**Problem**
Please write out the lines of the data exactly, beginning with the first and ending with the line containing "import * as"; leave the pictures behind.

**Provided data**
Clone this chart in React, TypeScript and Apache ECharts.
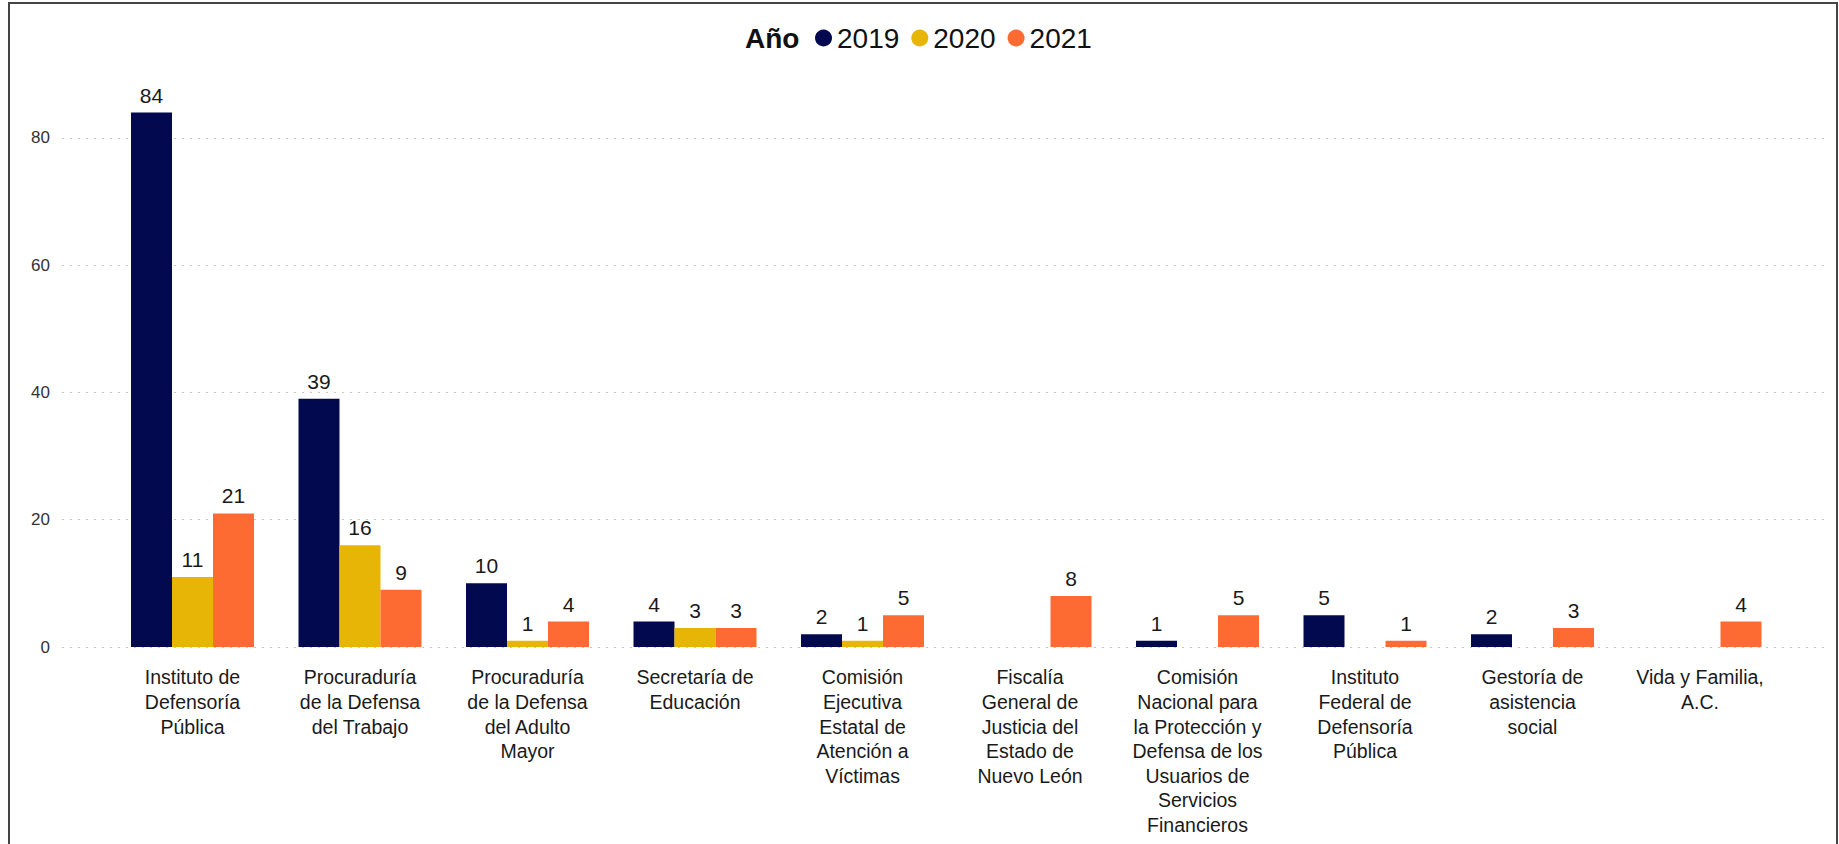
import React, { useEffect, useRef } from "react";
import * as echarts from "echarts";

const categories: string[] = [
  "Instituto de\nDefensoría\nPública",
  "Procuraduría\nde la Defensa\ndel Trabajo",
  "Procuraduría\nde la Defensa\ndel Adulto\nMayor",
  "Secretaría de\nEducación",
  "Comisión\nEjecutiva\nEstatal de\nAtención a\nVíctimas",
  "Fiscalía\nGeneral de\nJusticia del\nEstado de\nNuevo León",
  "Comisión\nNacional para\nla Protección y\nDefensa de los\nUsuarios de\nServicios\nFinancieros",
  "Instituto\nFederal de\nDefensoría\nPública",
  "Gestoría de\nasistencia\nsocial",
  "Vida y Familia,\nA.C.",
];

const seriesNames: string[] = ["2019", "2020", "2021"];
const values2019: (number | null)[] = [84, 39, 10, 4, 2, null, 1, 5, 2, null];
const values2020: (number | null)[] = [11, 16, 1, 3, 1, null, null, null, null, null];
const values2021: (number | null)[] = [21, 9, 4, 3, 5, 8, 5, 1, 3, 4];
const colors: string[] = ["#03094F", "#E6B505", "#FD6B32"];
const yTicks = { min: 0, max: 84, interval: 20 };
const legendTitle = "Año";

const FONT = "'Liberation Sans', Arial, sans-serif";

export default function App() {
  const ref = useRef<HTMLDivElement>(null);
  useEffect(() => {
    if (!ref.current) return;
    const chart = echarts.init(ref.current, undefined, { renderer: "svg" });
    const data = [values2019, values2020, values2021];
    const option: any = {
      animation: false,
      backgroundColor: "#ffffff",
      textStyle: { fontFamily: FONT },
      title: {
        text: legendTitle,
        left: 745,
        top: 24,
        padding: 0,
        textStyle: { fontFamily: FONT, fontSize: 28, fontWeight: "bold", color: "#111" },
      },
      legend: {
        data: seriesNames,
        left: 815,
        top: 24,
        padding: 0,
        icon: "circle",
        itemWidth: 17,
        itemHeight: 17,
        itemGap: 12,
        textStyle: { fontFamily: FONT, fontSize: 28, color: "#111" },
      },
      grid: [
        { left: 62, right: 14, top: 112.5, bottom: 197 },
        { left: 108.75, right: 55.25, top: 112.5, bottom: 197 },
      ],
      xAxis: [
        { type: "value", gridIndex: 0, show: false, min: 0, max: 1 },
        {
          type: "category",
          gridIndex: 1,
          data: categories,
          axisLine: { show: false },
          axisTick: { show: false },
          axisLabel: {
            interval: 0,
            fontFamily: FONT,
            fontSize: 19.5,
            lineHeight: 24.6,
            color: "#1a1a1a",
            margin: 18,
            align: "center",
          },
        },
      ],
      yAxis: [
        {
          type: "value",
          gridIndex: 0,
          min: yTicks.min,
          max: yTicks.max,
          interval: yTicks.interval,
          axisLine: { show: false },
          axisTick: { show: false },
          axisLabel: {
            fontFamily: FONT,
            fontSize: 17,
            color: "#333",
            margin: 12,
            showMaxLabel: false,
          },
          splitLine: {
            show: true,
            showMaxLine: false,
            lineStyle: { color: "#c6c6c6", width: 1.2, type: [2, 6] },
          },
        },
        {
          type: "value",
          gridIndex: 1,
          min: yTicks.min,
          max: yTicks.max,
          show: false,
          splitLine: { show: false },
        },
      ],
      series: seriesNames.map((name, i) => ({
        name,
        type: "bar",
        xAxisIndex: 1,
        yAxisIndex: 1,
        data: data[i],
        barWidth: 41,
        barGap: "0%",
        itemStyle: { color: colors[i] },
        label: {
          show: true,
          position: "top",
          distance: 7,
          fontFamily: FONT,
          fontSize: 21,
          color: "#1a1a1a",
        },
      })),
      graphic: [
        {
          type: "rect",
          silent: true,
          shape: { x: 9, y: 3, width: 1828, height: 900 },
          style: { fill: "none", stroke: "#444", lineWidth: 2 },
        },
      ],
    };
    chart.setOption(option);
    return () => chart.dispose();
  }, []);
  return (
    <div
      ref={ref}
      style={{ position: "fixed", left: 0, top: 0, width: 1839, height: 844, background: "#fff" }}
    />
  );
}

**Task result**
Clone this chart in React, TypeScript and Apache ECharts.
import React, { useEffect, useRef } from "react";
import * as echarts from "echarts";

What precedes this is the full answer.